For the new frame in position 2, if I add 1.5 to the number of the frame in the previous position, I'll do 2+1.5=3.5, rounded to the nearest integer will yield 4; again, I'd really be adding 2 instead of 1.5. What I really should do is keep track of the "floating point" number of the frame. The frame in position 1 is frame "1.5", so for position 2, I'll do 1.5 + 1.5 = 3.
New frame in position 3 will be frame (3 + 1.5 = 4.5), that I round to 5 (but remember 4.5), etc.
The new sequence of frames will be 0 (skip #1), 2, 3, (skip #4), 5, 6, (skip #7) etc.
To avoid the rounding issues, I thought at that point the easiest method would not be to add K to the previous frame number, but to use the formula:
NewFrameNumber at Position P = rounded(K*P)
This works if K is constant on the set of frames. But what if it varies?
This is what I tried (spoiler: before realizing it was wrong).
I did a test. I took a clip that was 24 fps, 10 seconds long and exported it as a sequence of 240 png files (numbered from 0 to 239). My goal was to manually remove the to-be-skipped frames and import back the folder.
Using a spreadsheet, I prepared a column of 240 lines. I filled that column with numbers from 0 to 239, representing both the "position" and the number of the "original frame". In the next column, I put the changing K value: a 1 on line 0, a 2 on line 120 and back to 1 on line 239. In between, I increased the K value by 1/120 so it went in a linear fashion fro 1 to 2 then back to 1.
In the third column, I kept the "floating number" of the new frame. For instance, in position 5, the new frame would be (number of frame in position 4) + (K of position 4).
The next column was just the third but rounded to the closest integer. That gave me a list of frames to keep, that I turned into a list of frames to remove and I deleted the relevant files in the PNG folder.
I imported the new image sequence and played it.
It behaved in the same way as the comp I described at the beginning of this text! It accelerated to 2x and pretty much stopped there!
Fourth and final look
Then I realized what was wrong. I wasn't using the correct K values! I shouldn't use the K relevant to the "position", but to the previous "new frame"! In other words, the K value is attached, not to a position, but to a frame that can move along the timeline because of the change of speed!.
So, the formula for the "new frame number" should be:
NewFrameNumber = PreviousNewFrameNumber + K(PreviousNewFrameNumber).
In my spreadsheet, I looked for the K value that was, not on the same line, but on the line with the same number as the PreviousNewFrame (rounded).
I tried that and it worked perfectly!
I should have spotted it at first glance: in my first try, the numbers of the frames I had to skip were 12, 21 (jump 9), 27 (jump 6), 33 (jump 6), etc. The size of the jump quickly got to 2 and never rose agains, which isn't consistent with a speed returning back from 2x to 1x.

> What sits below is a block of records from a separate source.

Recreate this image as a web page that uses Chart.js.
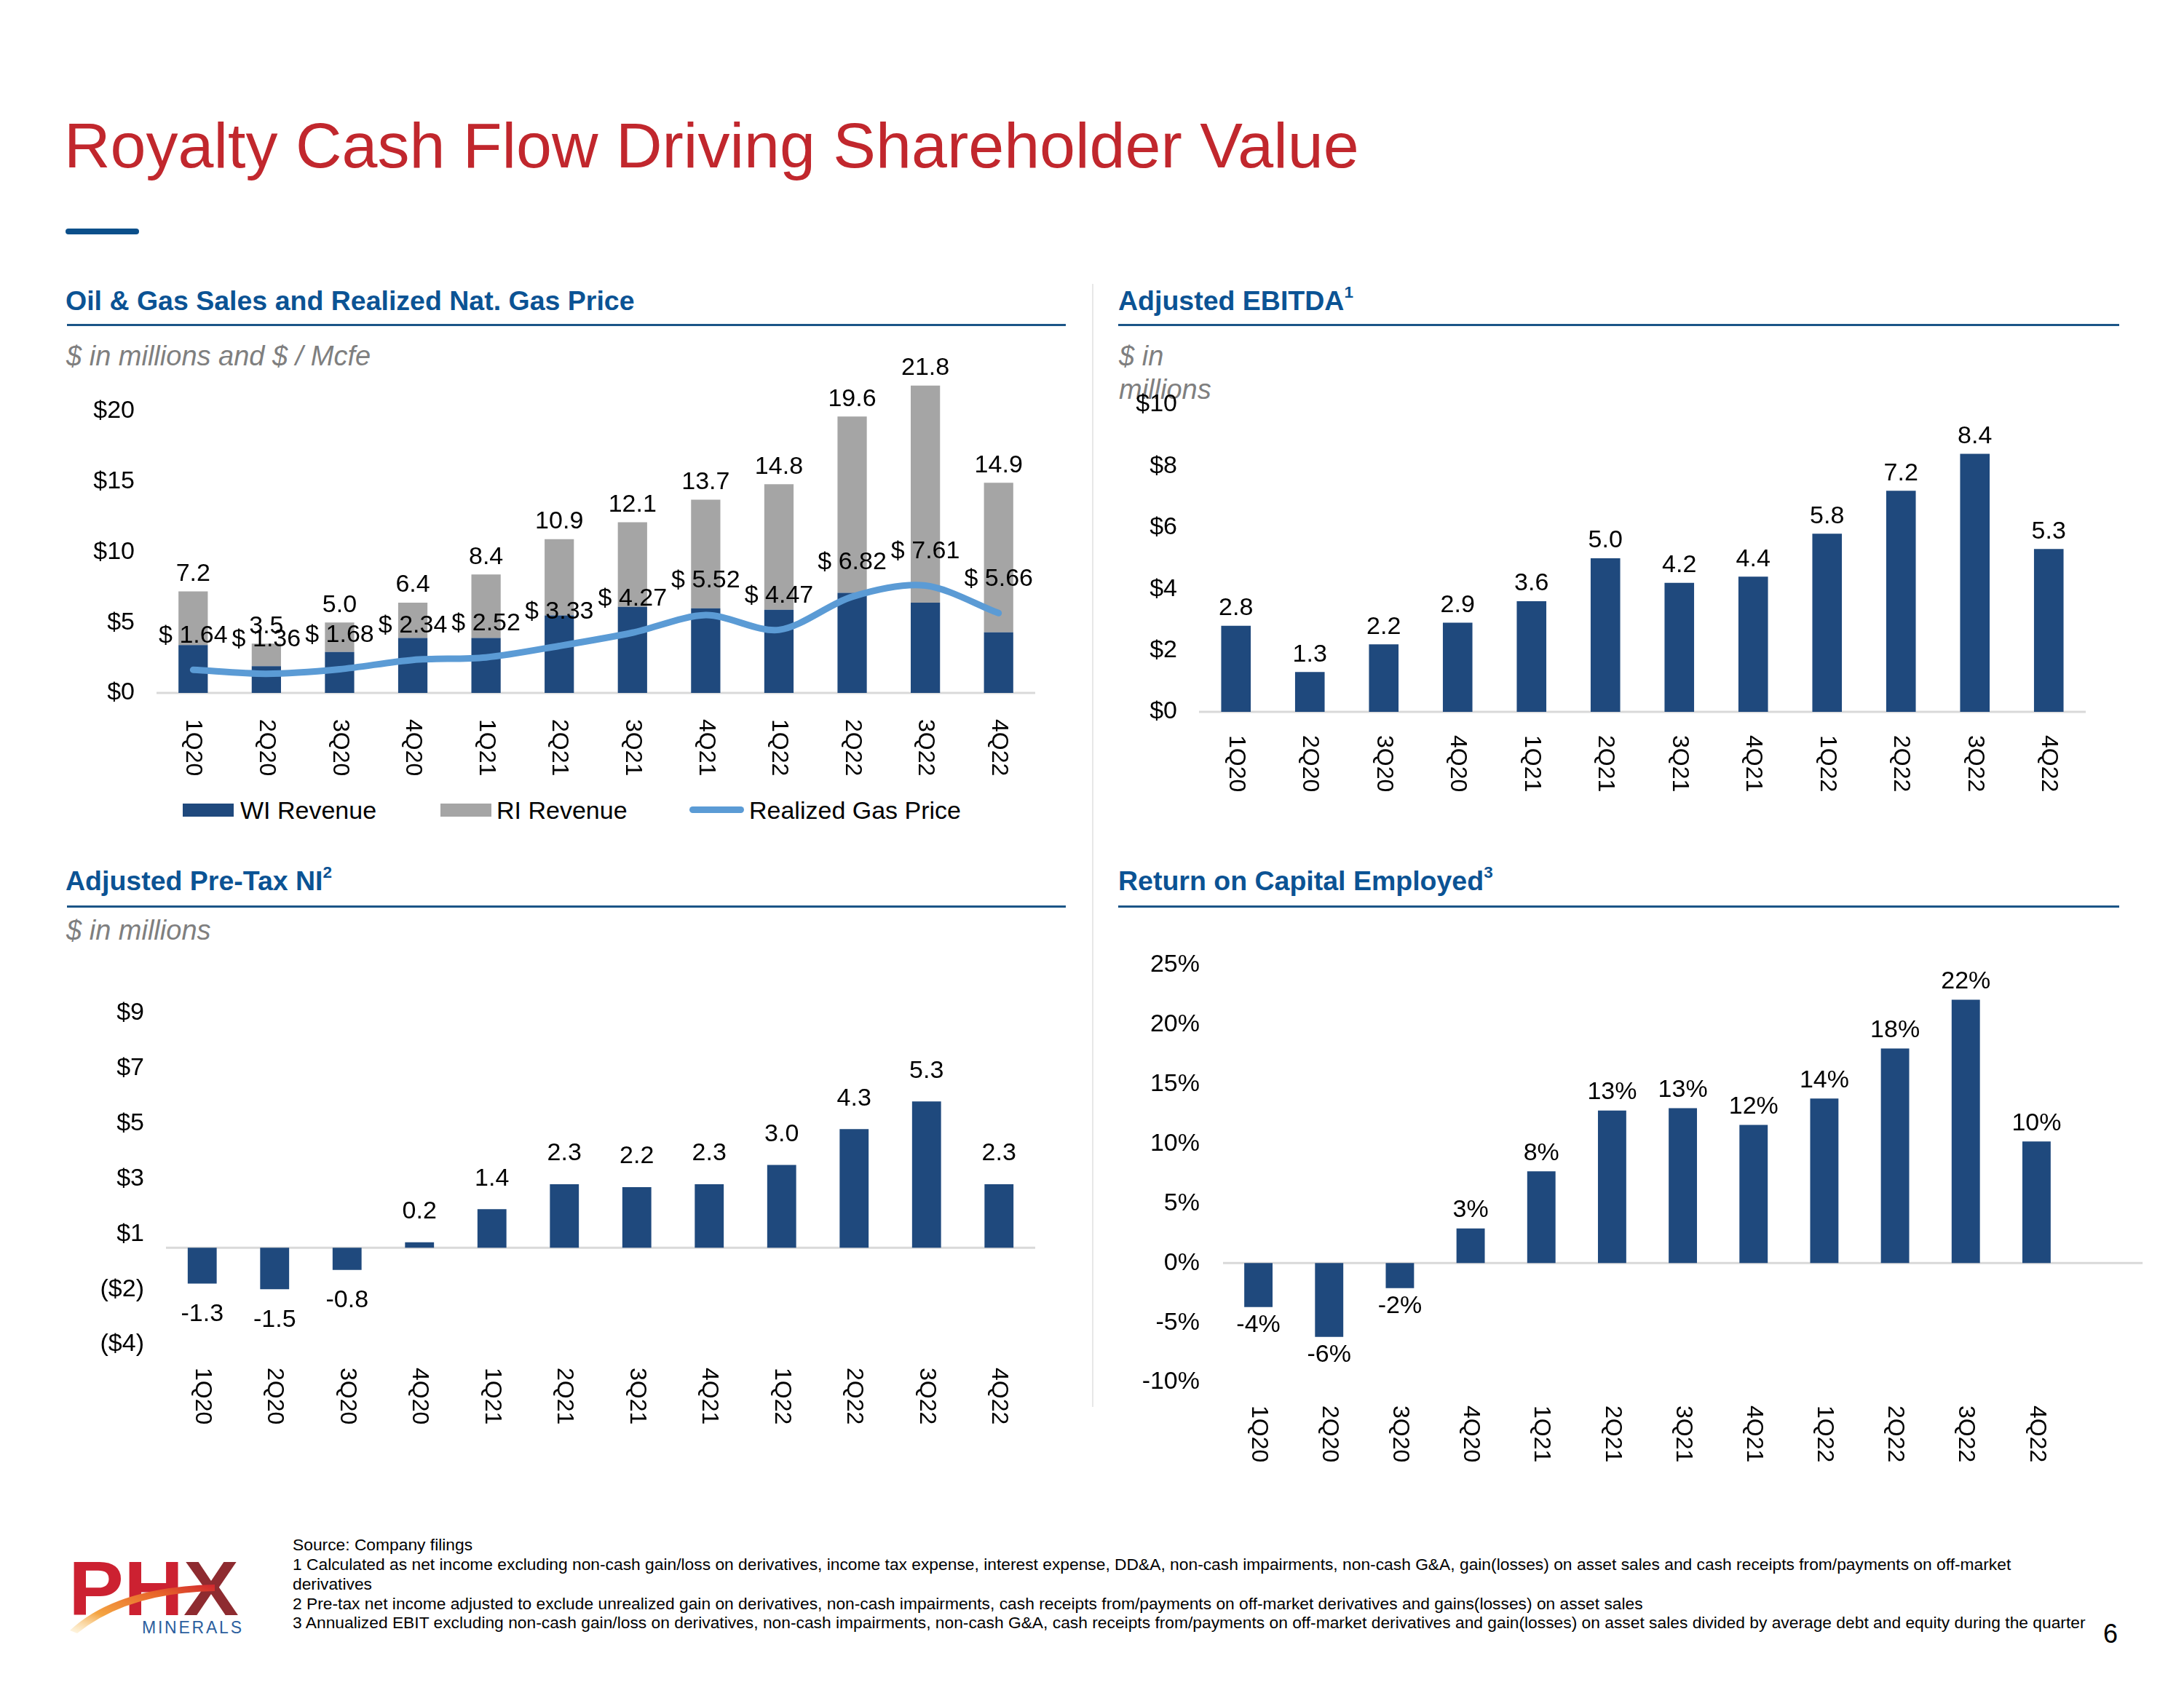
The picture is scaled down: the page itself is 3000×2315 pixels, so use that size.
<!DOCTYPE html>
<html><head><meta charset="utf-8">
<script src="https://cdn.jsdelivr.net/npm/chart.js@4/dist/chart.umd.min.js"></script>
<style>
html,body{margin:0;padding:0;background:#fff;}
#page{position:relative;width:3000px;height:2315px;background:#fff;overflow:hidden;font-family:"Liberation Sans",Arial,sans-serif;}
.t{position:absolute;white-space:nowrap;line-height:1;}
.hd{font-weight:bold;font-size:37.5px;color:#0B5394;}
.hd sup{font-size:60%;vertical-align:0;position:relative;top:-0.75em;}
.sub{font-style:italic;font-size:38px;color:#7F7F7F;}
.rule{position:absolute;height:3px;background:#1B5587;}
.fn{font-size:22.8px;color:#000;}
.lg{font-size:34px;color:#000;}
canvas{position:absolute;}
</style></head><body><div id="page">
<div class="t" style="left:88px;top:156px;font-size:88px;color:#C1272D;">Royalty Cash Flow Driving Shareholder Value</div>
<div style="position:absolute;left:90px;top:314px;width:101px;height:8px;border-radius:4px;background:#0B4F8A;"></div>

<div class="t hd" style="left:90px;top:395px;">Oil &amp; Gas Sales and Realized Nat. Gas Price</div>
<div class="rule" style="left:92px;top:445px;width:1372px;"></div>
<div class="t sub" style="left:91px;top:470px;">$ in millions and $ / Mcfe</div>

<div class="t hd" style="left:1536px;top:395px;">Adjusted EBITDA<sup>1</sup></div>
<div class="rule" style="left:1536px;top:445px;width:1375px;"></div>
<div class="t sub" style="left:1537px;top:470px;">$ in</div>
<div class="t sub" style="left:1537px;top:516px;">millions</div>

<div class="t hd" style="left:90px;top:1192px;">Adjusted Pre-Tax NI<sup>2</sup></div>
<div class="rule" style="left:92px;top:1244px;width:1372px;"></div>
<div class="t sub" style="left:91px;top:1259px;">$ in millions</div>

<div class="t hd" style="left:1536px;top:1192px;">Return on Capital Employed<sup>3</sup></div>
<div class="rule" style="left:1536px;top:1244px;width:1375px;"></div>

<div style="position:absolute;left:1500px;top:390px;width:2px;height:1543px;background:#E7E7E7;"></div>

<!-- legend for chart 1 -->
<div style="position:absolute;left:251px;top:1104px;width:70px;height:18px;background:#1F497D;"></div>
<div class="t lg" style="left:330px;top:1096px;">WI Revenue</div>
<div style="position:absolute;left:605px;top:1104px;width:70px;height:18px;background:#A5A5A5;"></div>
<div class="t lg" style="left:682px;top:1096px;">RI Revenue</div>
<div style="position:absolute;left:947px;top:1108px;width:75px;height:9px;border-radius:5px;background:#5B9BD5;"></div>
<div class="t lg" style="left:1029px;top:1096px;">Realized Gas Price</div>

<canvas id="c1"></canvas>
<canvas id="c2"></canvas>
<canvas id="c3"></canvas>
<canvas id="c4"></canvas>

<!-- footnotes -->
<div class="t fn" style="left:402px;top:2111px;">Source: Company filings</div>
<div class="t fn" style="left:402px;top:2138px;">1 Calculated as net income excluding non-cash gain/loss on derivatives, income tax expense, interest expense, DD&amp;A, non-cash impairments, non-cash G&amp;A, gain(losses) on asset sales and cash receipts from/payments on off-market</div>
<div class="t fn" style="left:402px;top:2165px;">derivatives</div>
<div class="t fn" style="left:402px;top:2192px;">2 Pre-tax net income adjusted to exclude unrealized gain on derivatives, non-cash impairments, cash receipts from/payments on off-market derivatives and gains(losses) on asset sales</div>
<div class="t fn" style="left:402px;top:2218px;">3 Annualized EBIT excluding non-cash gain/loss on derivatives, non-cash impairments, non-cash G&amp;A, cash receipts from/payments on off-market derivatives and gain(losses) on asset sales divided by average debt and equity during the quarter</div>
<div class="t" style="left:2889px;top:2227px;font-size:36px;color:#000;">6</div>

<!-- logo -->
<svg style="position:absolute;left:80px;top:2130px;" width="270" height="130" viewBox="0 0 270 130">
<defs>
<linearGradient id="sw" x1="0" y1="1" x2="1" y2="0">
<stop offset="0" stop-color="#FBE3A8" stop-opacity="0.3"/>
<stop offset="0.3" stop-color="#F4A442"/>
<stop offset="0.7" stop-color="#E8672A"/>
<stop offset="1" stop-color="#D0262F"/>
</linearGradient>
<linearGradient id="xg" x1="0" y1="0" x2="1" y2="0">
<stop offset="0.45" stop-color="#CC2131"/>
<stop offset="0.55" stop-color="#8E2B30"/>
</linearGradient>
</defs>
<text x="14" y="89" font-family="Liberation Sans, Arial, sans-serif" font-weight="bold" font-size="106" textLength="234" lengthAdjust="spacingAndGlyphs"><tspan fill="#CC2131">PH</tspan><tspan fill="url(#xg)">X</tspan></text>
<path d="M16 110 Q 80 50 215 47 L 215 56 Q 95 58 26 114 Z" fill="url(#sw)"/>
<text x="115" y="114" font-family="Liberation Sans, Arial, sans-serif" font-size="23" fill="#2C5F9E" textLength="137" lengthAdjust="spacing">MINERALS</text>
</svg>
</div>
<script>
// ---------- data ----------
const quarters = ['1Q20','2Q20','3Q20','4Q20','1Q21','2Q21','3Q21','4Q21','1Q22','2Q22','3Q22','4Q22'];
const wiRevenue = [3.4,1.9,2.9,3.9,3.9,5.5,6.1,6.0,5.9,7.1,6.4,4.3];
const riRevenue = [3.8,1.6,2.1,2.5,4.5,5.4,6.0,7.7,8.9,12.5,15.4,10.6];
const gasPrice = [1.64,1.36,1.68,2.34,2.52,3.33,4.27,5.52,4.47,6.82,7.61,5.66];
const ebitda = [2.8,1.3,2.2,2.9,3.6,5.0,4.2,4.4,5.8,7.2,8.4,5.3];
const pretaxNI = [-1.3,-1.5,-0.8,0.2,1.4,2.3,2.2,2.3,3.0,4.3,5.3,2.3];
const roce = [-3.7,-6.2,-2.1,2.9,7.7,12.8,13.0,11.6,13.8,18.0,22.1,10.2];

const FONT = "'Liberation Sans', Arial, sans-serif";
const NAVY = '#1F497D', GRAY = '#A5A5A5', LIGHT = '#5B9BD5';
Chart.defaults.font.family = FONT;
Chart.defaults.color = '#000';

const deco = {
  id: 'deco',
  beforeDatasetsDraw(chart, args, o) {
    const {ctx, chartArea, scales: {y}} = chart;
    const y0 = y.getPixelForValue(0);
    const step = (chartArea.right - chartArea.left) / chart.data.labels.length;
    ctx.save();
    ctx.strokeStyle = '#D9D9D9'; ctx.lineWidth = 3;
    ctx.beginPath(); ctx.moveTo(chartArea.left, y0);
    ctx.lineTo(chartArea.right + (o.extend || 0) * step, y0); ctx.stroke();
    ctx.restore();
  },
  afterDatasetsDraw(chart, args, o) {
    const {ctx, chartArea, scales: {x, y}} = chart;
    ctx.save();
    ctx.fillStyle = '#000';
    ctx.font = '32px ' + FONT;
    ctx.textAlign = 'left'; ctx.textBaseline = 'middle';
    chart.data.labels.forEach((l, i) => {
      const px = x.getPixelForValue(i);
      ctx.save(); ctx.translate(px, chartArea.bottom + o.gap); ctx.rotate(Math.PI / 2);
      ctx.fillText(l, 0, 0); ctx.restore();
    });
    ctx.font = '34px ' + FONT;
    ctx.textAlign = 'center';
    (o.labels ? o.labels(chart) : []).forEach(L => {
      ctx.fillText(L.text, L.x, L.y);
    });
    ctx.restore();
  }
};

function barLabels(values, off, fmt) {
  return chart => {
    const {x, y} = chart.scales;
    return values.map((v, i) => ({
      x: x.getPixelForValue(i),
      y: v >= 0 ? y.getPixelForValue(v) - off : y.getPixelForValue(v) + off,
      text: fmt(v)
    }));
  };
}

function build(id, box, datasets, yOpts, decoOpts, stacked) {
  const YW = 190, PT = 80, PB = 160, PR = 120;
  const c = document.getElementById(id);
  const w = YW + (box.right - box.left) + PR;
  const h = PT + (box.bottom - box.top) + PB;
  c.width = w; c.height = h;
  c.style.left = (box.left - YW) + 'px';
  c.style.top = (box.top - PT) + 'px';
  c.style.width = w + 'px'; c.style.height = h + 'px';
  return new Chart(c, {
    type: 'bar',
    data: {labels: quarters, datasets},
    options: {
      responsive: false, animation: false, devicePixelRatio: 1,
      layout: {padding: {top: PT, bottom: PB, right: PR, left: 0}},
      plugins: {legend: {display: false}, tooltip: {enabled: false}, deco: decoOpts},
      scales: {
        x: {display: false, stacked: !!stacked},
        y: Object.assign({
          stacked: !!stacked,
          grid: {display: false, drawTicks: false, tickLength: 0},
          border: {display: false},
          afterFit(s) { s.width = YW; }
        }, yOpts)
      }
    },
    plugins: [deco]
  });
}

const barBase = {categoryPercentage: 1, barPercentage: 0.4, order: 1};

// Chart 1: Oil & Gas Sales + gas price
build('c1', {left: 215, right: 1422, top: 487, bottom: 952}, [
  Object.assign({label: 'WI Revenue', data: wiRevenue, backgroundColor: NAVY}, barBase),
  Object.assign({label: 'RI Revenue', data: riRevenue, backgroundColor: GRAY}, barBase),
  {type: 'line', label: 'Realized Gas Price', data: gasPrice, borderColor: LIGHT, borderWidth: 9,
   pointRadius: 0, tension: 0.3, borderCapStyle: 'round', borderJoinStyle: 'round', order: 0, fill: false}
], {
  min: 0, max: 24,
  ticks: {stepSize: 5, padding: 30, font: {size: 34}, color: '#000', callback: v => '$' + v},
  afterBuildTicks(s) { s.ticks = s.ticks.filter(t => Math.abs(t.value % 5) < 1e-9); }
}, {
  gap: 36,
  labels: chart => {
    const {x, y} = chart.scales;
    const out = [];
    quarters.forEach((q, i) => {
      const tot = wiRevenue[i] + riRevenue[i];
      out.push({x: x.getPixelForValue(i), y: y.getPixelForValue(tot) - 24, text: tot.toFixed(1)});
      out.push({x: x.getPixelForValue(i), y: y.getPixelForValue(gasPrice[i]) - 47, text: '$ ' + gasPrice[i].toFixed(2)});
    });
    return out;
  }
}, true);

// Chart 2: Adjusted EBITDA
build('c2', {left: 1647, right: 2865, top: 556, bottom: 978}, [
  Object.assign({label: 'Adjusted EBITDA', data: ebitda, backgroundColor: NAVY}, barBase)
], {
  min: 0, max: 10,
  ticks: {stepSize: 2, padding: 30, font: {size: 34}, color: '#000', callback: v => '$' + v}
}, {gap: 32, labels: barLabels(ebitda, 24, v => v.toFixed(1))});

// Chart 3: Adjusted Pre-Tax NI
build('c3', {left: 228, right: 1422, top: 1392, bottom: 1847}, [
  Object.assign({label: 'Adjusted Pre-Tax NI', data: pretaxNI, backgroundColor: NAVY}, barBase)
], {
  min: -3.5, max: 8.5,
  ticks: {stepSize: 2, padding: 30, font: {size: 34}, color: '#000',
    callback: v => { const r = Math.round(Math.abs(v) + 1e-9); return v >= 0 ? '$' + r : '($' + r + ')'; }}
}, {gap: 32, labels: barLabels(pretaxNI, 42, v => v.toFixed(1))});

// Chart 4: ROCE
build('c4', {left: 1680, right: 2846, top: 1326, bottom: 1899}, [
  Object.assign({label: 'Return on Capital Employed', data: roce, backgroundColor: NAVY}, barBase)
], {
  min: -10, max: 25,
  ticks: {stepSize: 5, padding: 32, font: {size: 34}, color: '#000', callback: v => v + '%'}
}, {gap: 32, extend: 1, labels: barLabels(roce, 25, v => Math.round(v) + '%')});
</script>
</body></html>
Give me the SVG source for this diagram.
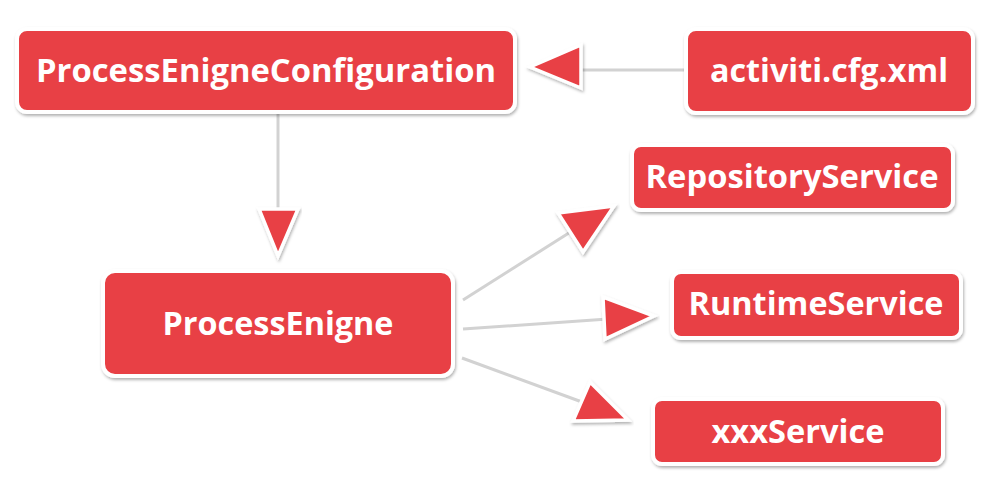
<svg xmlns="http://www.w3.org/2000/svg" width="1003" height="479" viewBox="0 0 1003 479">
  <defs>
    <filter id="shadow" x="-10%" y="-20%" width="120%" height="150%">
      <feDropShadow dx="1" dy="2" stdDeviation="1.6" flood-color="#000" flood-opacity="0.3"/>
    </filter>
    <style>
      .box { fill: #e84145; stroke: #ffffff; stroke-width: 4; filter: url(#shadow); }
      .label { fill: #ffffff; font-family: "Open Sans", "Noto Sans", "Liberation Sans", sans-serif; font-weight: 700; font-size: 33px; text-anchor: middle; }
      .wire { stroke: #d2d2d2; stroke-width: 3; fill: none; stroke-linecap: butt; }
      .head { fill: #e84145; stroke: #ffffff; stroke-width: 3.5; stroke-linejoin: miter; filter: url(#shadow); }
    </style>
  </defs>
  <rect width="1003" height="479" fill="#ffffff"/>

  <!-- connectors -->
  <g id="connectors">
    <!-- activiti.cfg.xml -> ProcessEnigneConfiguration -->
    <line class="wire" x1="686" y1="70" x2="578" y2="70"/>
    <polygon class="head" points="530,67 581,45 581,88"/>
    <!-- ProcessEnigneConfiguration -> ProcessEnigne -->
    <line class="wire" x1="278" y1="114" x2="278" y2="212"/>
    <polygon class="head" points="259,209 298,209 278,256"/>
    <!-- ProcessEnigne -> RepositoryService -->
    <line class="wire" x1="463" y1="300" x2="572" y2="231"/>
    <polygon class="head" points="558,213 614,206 583,252"/>
    <!-- ProcessEnigne -> RuntimeService -->
    <line class="wire" x1="463" y1="329" x2="608" y2="319"/>
    <polygon class="head" points="603,297 654,316 605,339"/>
    <!-- ProcessEnigne -> xxxService -->
    <line class="wire" x1="462" y1="358" x2="582" y2="402"/>
    <polygon class="head" points="590,382 628,420 573,421"/>
  </g>

  <g id="node-config">
    <rect class="box" x="17" y="29" width="498" height="83" rx="10"/>
    <text class="label" x="266" y="82" textLength="460" lengthAdjust="spacingAndGlyphs">ProcessEnigneConfiguration</text>
  </g>

  <g id="node-cfg-xml">
    <rect class="box" x="686" y="29" width="287" height="84" rx="10"/>
    <text class="label" x="829" y="82" textLength="238" lengthAdjust="spacingAndGlyphs">activiti.cfg.xml</text>
  </g>

  <g id="node-engine">
    <rect class="box" x="103" y="271" width="350" height="105" rx="12"/>
    <text class="label" x="278" y="335" textLength="231" lengthAdjust="spacingAndGlyphs">ProcessEnigne</text>
  </g>

  <g id="node-repository">
    <rect class="box" x="632" y="145" width="321" height="65" rx="9"/>
    <text class="label" x="792" y="188" textLength="293" lengthAdjust="spacingAndGlyphs">RepositoryService</text>
  </g>

  <g id="node-runtime">
    <rect class="box" x="672" y="272" width="289" height="66" rx="9"/>
    <text class="label" x="816" y="315" textLength="255" lengthAdjust="spacingAndGlyphs">RuntimeService</text>
  </g>

  <g id="node-xxx">
    <rect class="box" x="653" y="399" width="290" height="65" rx="9"/>
    <text class="label" x="798" y="443" textLength="173" lengthAdjust="spacingAndGlyphs">xxxService</text>
  </g>
</svg>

For my second try on the other hand, the jumps went from 9 to a couple of 6s to a mix of 4 and 3 to 2, stayed at 2 for a while then went back up to 7 -that's consistent.
Since my first try based on an erroneous algorithm behaved exactly like the Speed effect, I wouldn't be surprized if the algorithm used by HitFilm had the same flaw. A small one that was easily corrected by changing one formula (I am aware of the fact it's more complicated to correct a software than a draft spreadsheet).